(1.) he appellant and the respondent are brothers. They have two other brothers. The respondent is the eldest. The appellant is the youngest. Their father died in 1927. The appellant was then 10 or 11 years old. He was a student in the First Form in the school in their village in the South Kanara Dt. After the father's death, the respondent placed himself in the position of a father in relation to the appellant. The respondent got the appellant educated. The appellant passed the High School examination. He had been endowed by nature with intelligence of a high order. He was admitted into College and passed Intermediate in the first class. He then secured admission in the Engineering College at Guindy. The respondent was looking after all the pecuniary and other material needs and comforts to the appellant Scholarship was secured for him from the Government. Contribution towards the expenses of education was secured also from the Madhwa association. Some friends too helped. The respondent contributed the balance needed for the appellant's expenses and maintenance out of his (respondent's) meagre salary of about Rs. 30. They had some small ancestral property in the South Kanara Dt. The respondent was a cook in the Cosmopolitan club.
(2.) In 1938, the appellant completed three years of his course in the Engineering College. He had another year to do at College and a year of practical course ahead of him before he could hope to secure an appointment and earn a living. At that stage, the respondent considered that the appellant should agree to make some provision for the respondent's own maintenance after the appellant began to earn a livelihood for himself and the members of his family. Just as the respondent had taken care of the appellant in his boyhood and youth, the respondent thought that it was the appellant's duty to take care of the respondent in his old age. The appellant agreed. As a result, the appellant executed an agreement in favour of the respondent on 17-61938. That agreement said that, in consideration of moneys spent by the respondent on account of the appellant out of the respondent's earnings and in consideration of the moneys that would be spent by the respondent in future and out of natural love and affection, the appellant relinquished in favour of the respondent the appellant's interest in the joint family properties and that the appellant would further, pay the respondent on account of the maintenance of himself and the members of his family after the appellant began to earn a salary or income, sums which would represent a percentage of his monthly income. So long as the appellant's income was only Rs. 50 per month, he should pay the respondent Rs. 5 per month; when the income rose to Rs. 90, he should pay the respondent Rs. 13 per month, when the appellant's income rose above Rs. 100 per month, the appellant should pay the respondent Rs. 15 for the first hundred and 12 1/2 per cent of the balance. Payments at that scale should continue until 1953. If the respondent died before 1958, payment should be made till the end of 1958 to the respondent's dependents. If the respondent survived 1958, payments should thereafter be made to the respondent at the rate of only 5 per cent of the income of the appellant in case the appellant's monthly income continued to be more than Rs. 300.

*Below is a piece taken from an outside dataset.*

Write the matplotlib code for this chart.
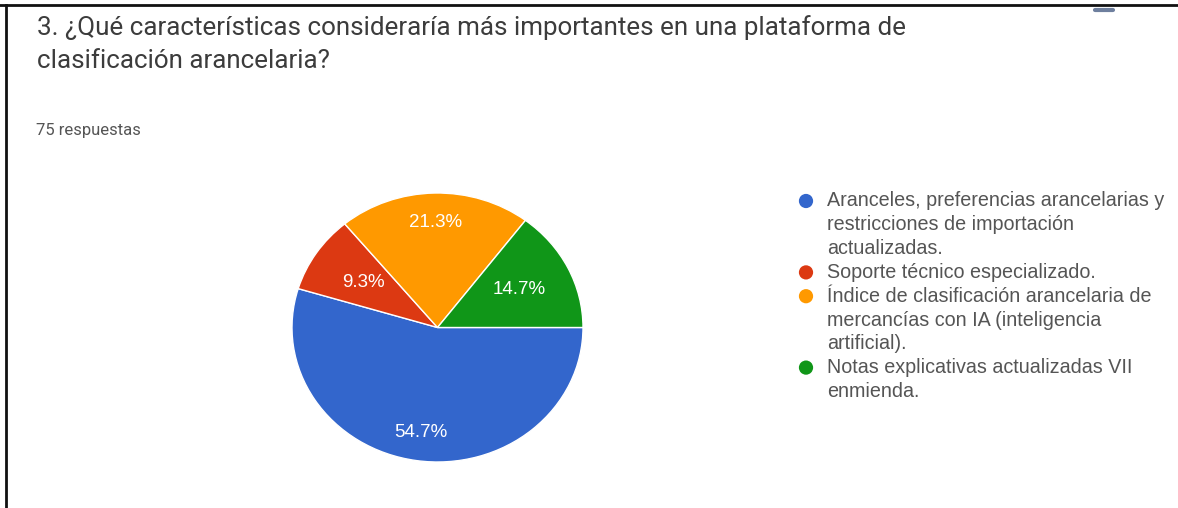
import numpy as np
import matplotlib.pyplot as plt
from matplotlib.lines import Line2D

plt.rcParams.update({
    "font.family": ["Roboto", "DejaVu Sans"],
})

# --- data ---
title_lines = [
    "3. ¿Qué características consideraría más importantes en una plataforma de",
    "clasificación arancelaria?",
]
n_responses = 75
categories = [
    "Aranceles, preferencias arancelarias y restricciones de importación actualizadas.",
    "Soporte técnico especializado.",
    "Índice de clasificación arancelaria de mercancías con IA (inteligencia artificial).",
    "Notas explicativas actualizadas VII enmienda.",
]
legend_lines = [
    ["Aranceles, preferencias arancelarias y", "restricciones de importación", "actualizadas."],
    ["Soporte técnico especializado."],
    ["Índice de clasificación arancelaria de", "mercancías con IA (inteligencia", "artificial)."],
    ["Notas explicativas actualizadas VII", "enmienda."],
]
counts = [41, 7, 16, 11]
colors = ["#3366cc", "#dc3912", "#ff9900", "#109618"]
label_dist = [0.79, 0.61, 0.78, 0.63]

W, H = 1178, 508
fig = plt.figure(figsize=(W / 100, H / 100), dpi=100)
fig.patch.set_facecolor("white")

# overlay in pixel coords for text and frame
bg = fig.add_axes([0, 0, 1, 1])
bg.set_xlim(0, W)
bg.set_ylim(H, 0)
bg.axis("off")

# screenshot frame
fig.add_artist(Line2D([0, 1], [1 - 5 / H, 1 - 5 / H], color="#111111", lw=2))
fig.add_artist(Line2D([6 / W, 6 / W], [0, 1 - 5 / H], color="#111111", lw=2))
fig.add_artist(Line2D([1095 / W, 1113 / W], [1 - 10 / H, 1 - 10 / H], color="#4a5f86", lw=3, alpha=0.8,
                      solid_capstyle="round"))

bg.text(37, 28, title_lines[0], fontsize=18.75, color="#3c3c3c", va="center", ha="left")
bg.text(37, 61, title_lines[1], fontsize=18.75, color="#3c3c3c", va="center", ha="left")
bg.text(36, 130, f"{n_responses} respuestas", fontsize=12, color="#555555", va="center", ha="left")

# pie (slightly stretched horizontally, like the screenshot)
px0, px1, py0, py1 = 292, 583, 193, 462
pax = fig.add_axes([px0 / W, 1 - py1 / H, (px1 - px0) / W, (py1 - py0) / H])
wedges, _, autotexts = pax.pie(
    counts, colors=colors, startangle=0, counterclock=False,
    autopct="%.1f%%", pctdistance=0.7, radius=1,
    wedgeprops=dict(edgecolor="white", linewidth=1),
    textprops=dict(color="white", fontsize=13.5, family=["Liberation Sans", "DejaVu Sans"]),
)
pax.set_aspect("auto")
pax.set_xlim(-1, 1)
pax.set_ylim(-1, 1)
for w, t, d in zip(wedges, autotexts, label_dist):
    ang = np.deg2rad((w.theta1 + w.theta2) / 2)
    t.set_position((d * np.cos(ang), d * np.sin(ang)))

# legend
y = 201
for col, lines in zip(colors, legend_lines):
    bg.scatter([806], [y], s=105, color=col, edgecolors="none")
    for ln in lines:
        bg.text(827, y, ln, fontsize=14.2, color="#555555", va="center", ha="left",
                family=["Liberation Sans", "DejaVu Sans"])
        y += 23.8

fig.savefig("out.png", dpi=100, facecolor="white")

(3.) The suit which has given rise to this second appeal was instituted by the appellant in the City Civil Court for a declaration that the agreement was void and unenforceable. It was pleaded that the agreement had been procured by fraud, coercion and undue influence. The trial Judge as well as the Judge who heard the appeal in the lower appellate court have both held that the agreement was not vitiated by fraud, undue influence or coercion and that the appellant's consent to the agreement was free. That is a finding which I see no reason to disturb in second appeal.